■ Given instruction ■
Pictures stay out of the copy; set down each line of the listing below exactly.

Data items
_ _ _ _ _

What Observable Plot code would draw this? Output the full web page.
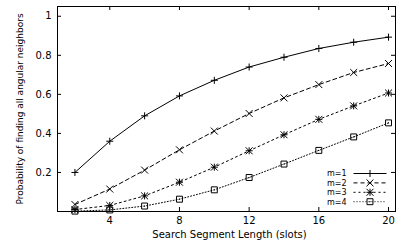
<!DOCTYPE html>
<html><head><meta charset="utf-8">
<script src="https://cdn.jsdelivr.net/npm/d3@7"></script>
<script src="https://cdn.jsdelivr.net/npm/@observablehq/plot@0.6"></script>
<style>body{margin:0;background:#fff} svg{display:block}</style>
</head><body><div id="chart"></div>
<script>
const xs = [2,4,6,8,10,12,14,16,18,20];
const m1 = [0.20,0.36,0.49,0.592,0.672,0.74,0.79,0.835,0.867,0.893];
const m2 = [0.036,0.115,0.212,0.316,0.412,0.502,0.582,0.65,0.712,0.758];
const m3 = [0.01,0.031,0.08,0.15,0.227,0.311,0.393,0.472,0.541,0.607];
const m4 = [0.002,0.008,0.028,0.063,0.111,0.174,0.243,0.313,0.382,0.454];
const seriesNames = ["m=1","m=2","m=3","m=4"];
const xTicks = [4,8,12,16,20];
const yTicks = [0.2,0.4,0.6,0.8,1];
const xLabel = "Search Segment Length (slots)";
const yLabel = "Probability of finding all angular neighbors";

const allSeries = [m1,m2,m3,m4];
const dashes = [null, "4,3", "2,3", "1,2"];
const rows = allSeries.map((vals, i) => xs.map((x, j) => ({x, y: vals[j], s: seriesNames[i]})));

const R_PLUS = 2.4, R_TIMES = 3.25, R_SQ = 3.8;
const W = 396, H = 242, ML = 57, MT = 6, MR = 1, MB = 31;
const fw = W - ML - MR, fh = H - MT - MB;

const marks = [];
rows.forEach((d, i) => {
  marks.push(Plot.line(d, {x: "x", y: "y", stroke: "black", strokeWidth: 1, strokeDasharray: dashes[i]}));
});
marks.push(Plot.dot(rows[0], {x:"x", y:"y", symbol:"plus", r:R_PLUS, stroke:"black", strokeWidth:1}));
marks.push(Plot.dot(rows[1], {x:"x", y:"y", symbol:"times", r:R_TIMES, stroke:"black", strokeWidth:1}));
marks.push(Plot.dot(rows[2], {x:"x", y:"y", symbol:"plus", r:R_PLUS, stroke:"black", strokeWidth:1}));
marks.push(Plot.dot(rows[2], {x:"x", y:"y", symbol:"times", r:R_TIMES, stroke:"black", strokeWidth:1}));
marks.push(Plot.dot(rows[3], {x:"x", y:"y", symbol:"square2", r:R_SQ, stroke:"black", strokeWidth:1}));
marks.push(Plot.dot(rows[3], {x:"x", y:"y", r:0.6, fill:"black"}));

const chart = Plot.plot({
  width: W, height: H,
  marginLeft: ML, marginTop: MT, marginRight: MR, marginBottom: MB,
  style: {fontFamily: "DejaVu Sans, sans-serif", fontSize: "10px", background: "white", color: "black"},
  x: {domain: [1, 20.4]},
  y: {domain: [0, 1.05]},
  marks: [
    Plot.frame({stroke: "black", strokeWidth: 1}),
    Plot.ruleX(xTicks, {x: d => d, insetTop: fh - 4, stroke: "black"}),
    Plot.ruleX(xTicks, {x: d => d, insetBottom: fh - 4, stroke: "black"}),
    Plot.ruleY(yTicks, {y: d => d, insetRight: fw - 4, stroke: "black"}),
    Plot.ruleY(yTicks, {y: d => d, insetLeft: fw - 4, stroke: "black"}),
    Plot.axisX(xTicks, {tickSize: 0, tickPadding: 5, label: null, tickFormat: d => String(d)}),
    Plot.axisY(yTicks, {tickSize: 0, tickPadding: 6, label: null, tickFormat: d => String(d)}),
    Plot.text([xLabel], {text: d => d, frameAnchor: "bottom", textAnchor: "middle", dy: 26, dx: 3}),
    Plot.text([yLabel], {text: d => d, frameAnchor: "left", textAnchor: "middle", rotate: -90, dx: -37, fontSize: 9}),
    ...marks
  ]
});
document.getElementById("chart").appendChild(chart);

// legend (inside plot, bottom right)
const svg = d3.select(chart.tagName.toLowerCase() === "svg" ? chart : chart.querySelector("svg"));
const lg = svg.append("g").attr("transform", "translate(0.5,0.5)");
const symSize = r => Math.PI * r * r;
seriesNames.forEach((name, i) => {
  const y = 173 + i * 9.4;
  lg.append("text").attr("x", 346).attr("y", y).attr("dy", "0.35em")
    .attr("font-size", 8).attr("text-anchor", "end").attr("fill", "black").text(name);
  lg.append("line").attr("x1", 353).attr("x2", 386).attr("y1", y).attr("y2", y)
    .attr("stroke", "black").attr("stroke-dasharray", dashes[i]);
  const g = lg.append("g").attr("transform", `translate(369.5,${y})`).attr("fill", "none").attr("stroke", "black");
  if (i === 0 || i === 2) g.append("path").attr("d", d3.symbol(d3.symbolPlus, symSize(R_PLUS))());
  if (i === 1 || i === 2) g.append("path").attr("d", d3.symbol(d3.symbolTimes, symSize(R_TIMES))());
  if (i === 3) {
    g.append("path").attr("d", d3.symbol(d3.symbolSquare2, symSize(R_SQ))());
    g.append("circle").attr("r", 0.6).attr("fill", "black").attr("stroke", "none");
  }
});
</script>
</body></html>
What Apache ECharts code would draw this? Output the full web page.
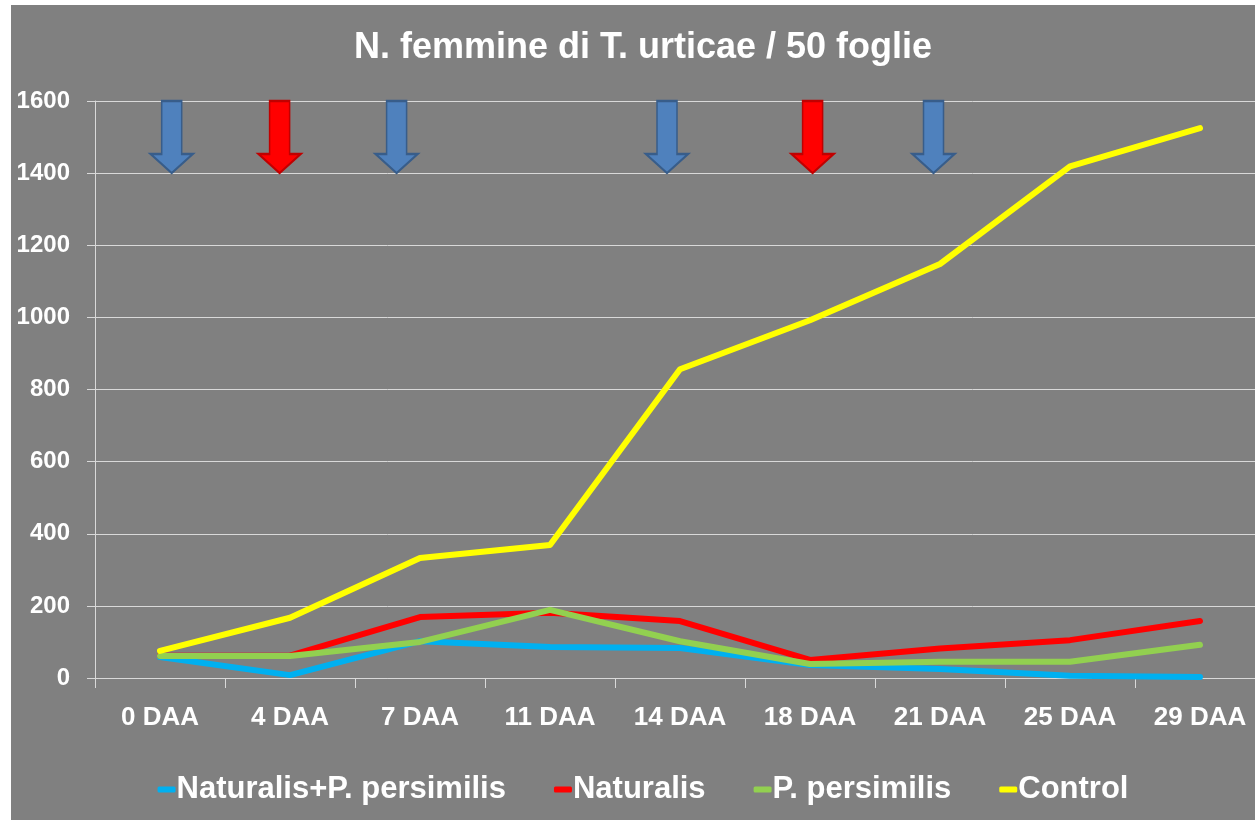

_ _ _ _ _

■ Reply ■
What Observable Plot code would draw this? Output the full web page.
<!DOCTYPE html>
<html><head><meta charset="utf-8">
<script src="https://cdn.jsdelivr.net/npm/d3@7"></script>
<script src="https://cdn.jsdelivr.net/npm/@observablehq/plot@0.6"></script>
<style>body{margin:0;background:#fff} svg{display:block}</style>
</head><body><div id="chart"></div>
<script>
const xs = [2,4,6,8,10,12,14,16,18,20];
const m1 = [0.20,0.36,0.49,0.592,0.672,0.74,0.79,0.835,0.867,0.893];
const m2 = [0.036,0.115,0.212,0.316,0.412,0.502,0.582,0.65,0.712,0.758];
const m3 = [0.01,0.031,0.08,0.15,0.227,0.311,0.393,0.472,0.541,0.607];
const m4 = [0.002,0.008,0.028,0.063,0.111,0.174,0.243,0.313,0.382,0.454];
const seriesNames = ["m=1","m=2","m=3","m=4"];
const xTicks = [4,8,12,16,20];
const yTicks = [0.2,0.4,0.6,0.8,1];
const xLabel = "Search Segment Length (slots)";
const yLabel = "Probability of finding all angular neighbors";

const allSeries = [m1,m2,m3,m4];
const dashes = [null, "4,3", "2,3", "1,2"];
const rows = allSeries.map((vals, i) => xs.map((x, j) => ({x, y: vals[j], s: seriesNames[i]})));

const R_PLUS = 2.4, R_TIMES = 3.25, R_SQ = 3.8;
const W = 396, H = 242, ML = 57, MT = 6, MR = 1, MB = 31;
const fw = W - ML - MR, fh = H - MT - MB;

const marks = [];
rows.forEach((d, i) => {
  marks.push(Plot.line(d, {x: "x", y: "y", stroke: "black", strokeWidth: 1, strokeDasharray: dashes[i]}));
});
marks.push(Plot.dot(rows[0], {x:"x", y:"y", symbol:"plus", r:R_PLUS, stroke:"black", strokeWidth:1}));
marks.push(Plot.dot(rows[1], {x:"x", y:"y", symbol:"times", r:R_TIMES, stroke:"black", strokeWidth:1}));
marks.push(Plot.dot(rows[2], {x:"x", y:"y", symbol:"plus", r:R_PLUS, stroke:"black", strokeWidth:1}));
marks.push(Plot.dot(rows[2], {x:"x", y:"y", symbol:"times", r:R_TIMES, stroke:"black", strokeWidth:1}));
marks.push(Plot.dot(rows[3], {x:"x", y:"y", symbol:"square2", r:R_SQ, stroke:"black", strokeWidth:1}));
marks.push(Plot.dot(rows[3], {x:"x", y:"y", r:0.6, fill:"black"}));

const chart = Plot.plot({
  width: W, height: H,
  marginLeft: ML, marginTop: MT, marginRight: MR, marginBottom: MB,
  style: {fontFamily: "DejaVu Sans, sans-serif", fontSize: "10px", background: "white", color: "black"},
  x: {domain: [1, 20.4]},
  y: {domain: [0, 1.05]},
  marks: [
    Plot.frame({stroke: "black", strokeWidth: 1}),
    Plot.ruleX(xTicks, {x: d => d, insetTop: fh - 4, stroke: "black"}),
    Plot.ruleX(xTicks, {x: d => d, insetBottom: fh - 4, stroke: "black"}),
    Plot.ruleY(yTicks, {y: d => d, insetRight: fw - 4, stroke: "black"}),
    Plot.ruleY(yTicks, {y: d => d, insetLeft: fw - 4, stroke: "black"}),
    Plot.axisX(xTicks, {tickSize: 0, tickPadding: 5, label: null, tickFormat: d => String(d)}),
    Plot.axisY(yTicks, {tickSize: 0, tickPadding: 6, label: null, tickFormat: d => String(d)}),
    Plot.text([xLabel], {text: d => d, frameAnchor: "bottom", textAnchor: "middle", dy: 26, dx: 3}),
    Plot.text([yLabel], {text: d => d, frameAnchor: "left", textAnchor: "middle", rotate: -90, dx: -37, fontSize: 9}),
    ...marks
  ]
});
document.getElementById("chart").appendChild(chart);

// legend (inside plot, bottom right)
const svg = d3.select(chart.tagName.toLowerCase() === "svg" ? chart : chart.querySelector("svg"));
const lg = svg.append("g").attr("transform", "translate(0.5,0.5)");
const symSize = r => Math.PI * r * r;
seriesNames.forEach((name, i) => {
  const y = 173 + i * 9.4;
  lg.append("text").attr("x", 346).attr("y", y).attr("dy", "0.35em")
    .attr("font-size", 8).attr("text-anchor", "end").attr("fill", "black").text(name);
  lg.append("line").attr("x1", 353).attr("x2", 386).attr("y1", y).attr("y2", y)
    .attr("stroke", "black").attr("stroke-dasharray", dashes[i]);
  const g = lg.append("g").attr("transform", `translate(369.5,${y})`).attr("fill", "none").attr("stroke", "black");
  if (i === 0 || i === 2) g.append("path").attr("d", d3.symbol(d3.symbolPlus, symSize(R_PLUS))());
  if (i === 1 || i === 2) g.append("path").attr("d", d3.symbol(d3.symbolTimes, symSize(R_TIMES))());
  if (i === 3) {
    g.append("path").attr("d", d3.symbol(d3.symbolSquare2, symSize(R_SQ))());
    g.append("circle").attr("r", 0.6).attr("fill", "black").attr("stroke", "none");
  }
});
</script>
</body></html>
What Apache ECharts code would draw this? Output the full web page.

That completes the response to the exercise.